Jamshed Sukhadwalla and other Parsis worry the subway could interrupt prayers and desecrate holy ground (Photo: WSJ)
Around 42% of Mumbai residents live in slums, according to 2011 census data, the most recent available, on land they don’t own and sometimes in teetering little towers. Relocating residents is a complex process.
Laxmi Ramji Gaikwad, in her 70s, lived on what was officially government land. The settlement was on land that flowed into a sprawling nature reserve, home to more than 20 leopards that occasionally attack locals. In 2017, a leopard attacked and killed a child.
When officials came to evict her to make way for the train, Ms. Gaikwad said she threatened to set herself on fire.

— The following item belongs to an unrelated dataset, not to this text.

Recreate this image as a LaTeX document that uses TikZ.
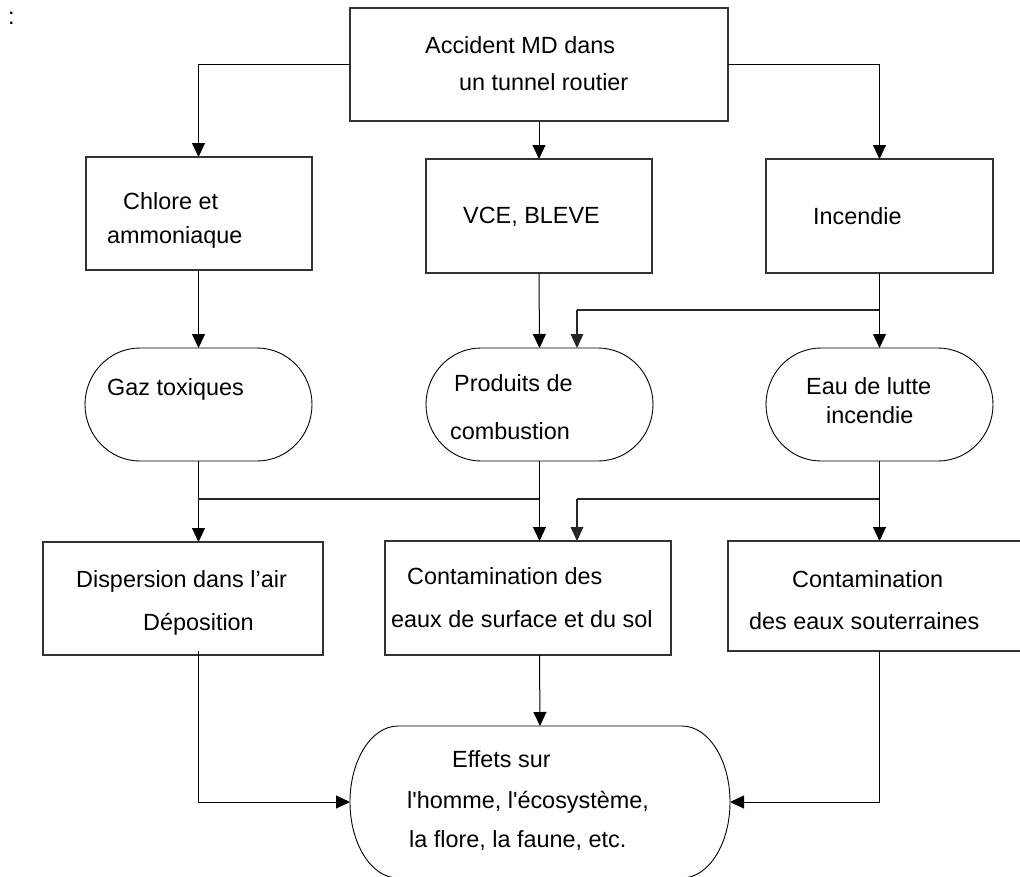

She said security guards removed her possessions and destroyed her home. She finally agreed to relocate to a small apartment on the 12th floor of a government building.
Her legs have swelled from inactivity since moving, she says, and she feels dizzy when she looks out the window. She has always used wood fires and isn’t sure how to use a gas stove to make tea.
“I don’t know what benefit the metro will bring,” she said.
The MMRC has moved more than 2,800 families and businesses along the subway route. It says all moves are “legally done under supervision of relevant government authorities after alternative accommodation is provided.” It says it helps families adjust, teaching them how to pay bills and look after their new homes.
Ms. Bhide said she devours old books about how infrastructure was built during the colonial era. People died to build the railway lines Mumbaikars depend on today, she tells her team. No one has died building her subway line.
“People have taken a lot of pains, and a lot of lives were lost building the infrastructure we see today and we have been using for the past 150 years,” she said. “We have to have that patience.”